Skip the pictures. Set down, word for word, the lines from the start of the material up to and including the line with "const icons = [barIcon(), lineIcon()];".
-- begin Information provided --
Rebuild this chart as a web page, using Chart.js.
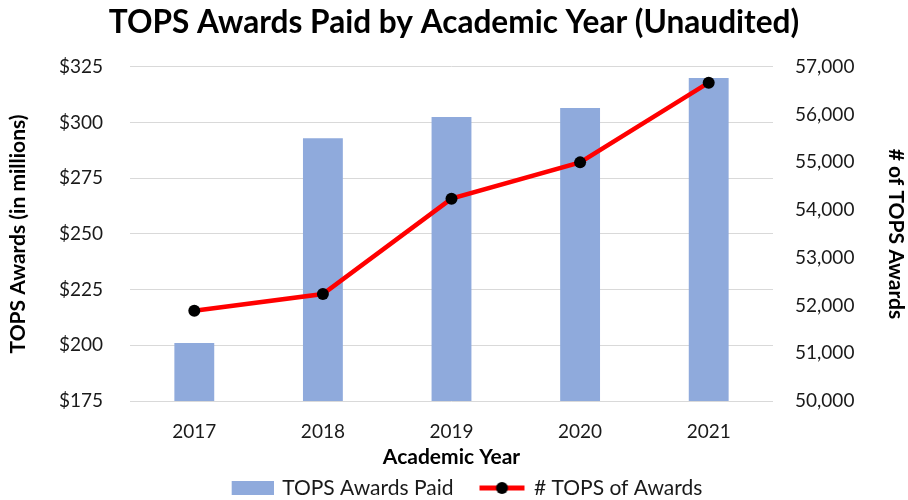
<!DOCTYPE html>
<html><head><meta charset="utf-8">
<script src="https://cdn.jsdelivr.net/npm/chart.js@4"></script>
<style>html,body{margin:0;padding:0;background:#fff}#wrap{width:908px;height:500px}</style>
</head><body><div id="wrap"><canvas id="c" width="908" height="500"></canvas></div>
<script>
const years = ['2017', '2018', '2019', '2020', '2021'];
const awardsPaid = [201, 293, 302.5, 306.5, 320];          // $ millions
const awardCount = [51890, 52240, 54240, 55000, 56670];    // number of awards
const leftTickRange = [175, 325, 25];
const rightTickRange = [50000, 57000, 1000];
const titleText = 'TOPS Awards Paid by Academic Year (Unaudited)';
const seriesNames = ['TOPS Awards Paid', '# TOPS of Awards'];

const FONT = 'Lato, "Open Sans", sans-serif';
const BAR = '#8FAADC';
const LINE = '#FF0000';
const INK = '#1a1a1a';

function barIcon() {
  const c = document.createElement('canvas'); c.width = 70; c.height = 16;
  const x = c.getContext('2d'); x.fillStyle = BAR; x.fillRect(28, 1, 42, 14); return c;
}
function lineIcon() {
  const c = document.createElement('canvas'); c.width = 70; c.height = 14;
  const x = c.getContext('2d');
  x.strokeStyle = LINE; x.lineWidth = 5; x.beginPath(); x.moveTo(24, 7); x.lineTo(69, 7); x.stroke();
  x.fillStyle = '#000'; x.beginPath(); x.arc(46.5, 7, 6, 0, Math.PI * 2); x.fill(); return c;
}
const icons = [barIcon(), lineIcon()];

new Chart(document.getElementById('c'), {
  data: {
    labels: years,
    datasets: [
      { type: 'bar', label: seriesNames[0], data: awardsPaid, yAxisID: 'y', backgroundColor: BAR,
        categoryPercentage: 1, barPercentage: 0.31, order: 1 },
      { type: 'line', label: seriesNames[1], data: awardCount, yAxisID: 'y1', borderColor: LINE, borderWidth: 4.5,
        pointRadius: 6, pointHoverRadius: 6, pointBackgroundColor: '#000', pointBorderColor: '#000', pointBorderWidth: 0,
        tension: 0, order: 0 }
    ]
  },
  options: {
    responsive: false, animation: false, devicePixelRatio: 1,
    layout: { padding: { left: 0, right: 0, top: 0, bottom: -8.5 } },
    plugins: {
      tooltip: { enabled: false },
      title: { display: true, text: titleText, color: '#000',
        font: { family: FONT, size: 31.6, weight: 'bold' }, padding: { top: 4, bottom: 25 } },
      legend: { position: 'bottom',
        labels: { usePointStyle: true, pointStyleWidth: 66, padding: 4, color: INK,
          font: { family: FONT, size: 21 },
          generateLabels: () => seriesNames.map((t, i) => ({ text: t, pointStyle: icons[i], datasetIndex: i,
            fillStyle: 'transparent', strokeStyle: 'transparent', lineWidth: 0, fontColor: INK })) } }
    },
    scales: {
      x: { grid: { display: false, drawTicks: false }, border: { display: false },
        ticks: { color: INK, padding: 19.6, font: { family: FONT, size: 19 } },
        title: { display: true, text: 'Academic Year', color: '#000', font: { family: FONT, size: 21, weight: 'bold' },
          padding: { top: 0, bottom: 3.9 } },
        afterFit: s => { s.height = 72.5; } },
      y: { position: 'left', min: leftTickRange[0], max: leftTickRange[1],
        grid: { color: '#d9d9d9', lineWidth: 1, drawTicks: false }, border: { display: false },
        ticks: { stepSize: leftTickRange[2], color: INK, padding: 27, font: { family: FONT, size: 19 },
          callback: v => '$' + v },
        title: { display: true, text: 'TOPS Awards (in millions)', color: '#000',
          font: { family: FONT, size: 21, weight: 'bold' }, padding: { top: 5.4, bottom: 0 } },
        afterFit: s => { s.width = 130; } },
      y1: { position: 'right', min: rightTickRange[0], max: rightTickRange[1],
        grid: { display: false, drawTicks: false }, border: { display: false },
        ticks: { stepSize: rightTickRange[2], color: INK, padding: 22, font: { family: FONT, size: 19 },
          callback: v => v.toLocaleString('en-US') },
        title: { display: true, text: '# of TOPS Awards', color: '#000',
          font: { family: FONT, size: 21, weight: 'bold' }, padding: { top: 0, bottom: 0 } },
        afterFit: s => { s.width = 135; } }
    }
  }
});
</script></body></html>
-- end Information provided --
__Reply__:
Rebuild this chart as a web page, using Chart.js.
<!DOCTYPE html>
<html><head><meta charset="utf-8">
<script src="https://cdn.jsdelivr.net/npm/chart.js@4"></script>
<style>html,body{margin:0;padding:0;background:#fff}#wrap{width:908px;height:500px}</style>
</head><body><div id="wrap"><canvas id="c" width="908" height="500"></canvas></div>
<script>
const years = ['2017', '2018', '2019', '2020', '2021'];
const awardsPaid = [201, 293, 302.5, 306.5, 320];          // $ millions
const awardCount = [51890, 52240, 54240, 55000, 56670];    // number of awards
const leftTickRange = [175, 325, 25];
const rightTickRange = [50000, 57000, 1000];
const titleText = 'TOPS Awards Paid by Academic Year (Unaudited)';
const seriesNames = ['TOPS Awards Paid', '# TOPS of Awards'];

const FONT = 'Lato, "Open Sans", sans-serif';
const BAR = '#8FAADC';
const LINE = '#FF0000';
const INK = '#1a1a1a';

function barIcon() {
  const c = document.createElement('canvas'); c.width = 70; c.height = 16;
  const x = c.getContext('2d'); x.fillStyle = BAR; x.fillRect(28, 1, 42, 14); return c;
}
function lineIcon() {
  const c = document.createElement('canvas'); c.width = 70; c.height = 14;
  const x = c.getContext('2d');
  x.strokeStyle = LINE; x.lineWidth = 5; x.beginPath(); x.moveTo(24, 7); x.lineTo(69, 7); x.stroke();
  x.fillStyle = '#000'; x.beginPath(); x.arc(46.5, 7, 6, 0, Math.PI * 2); x.fill(); return c;
}
const icons = [barIcon(), lineIcon()];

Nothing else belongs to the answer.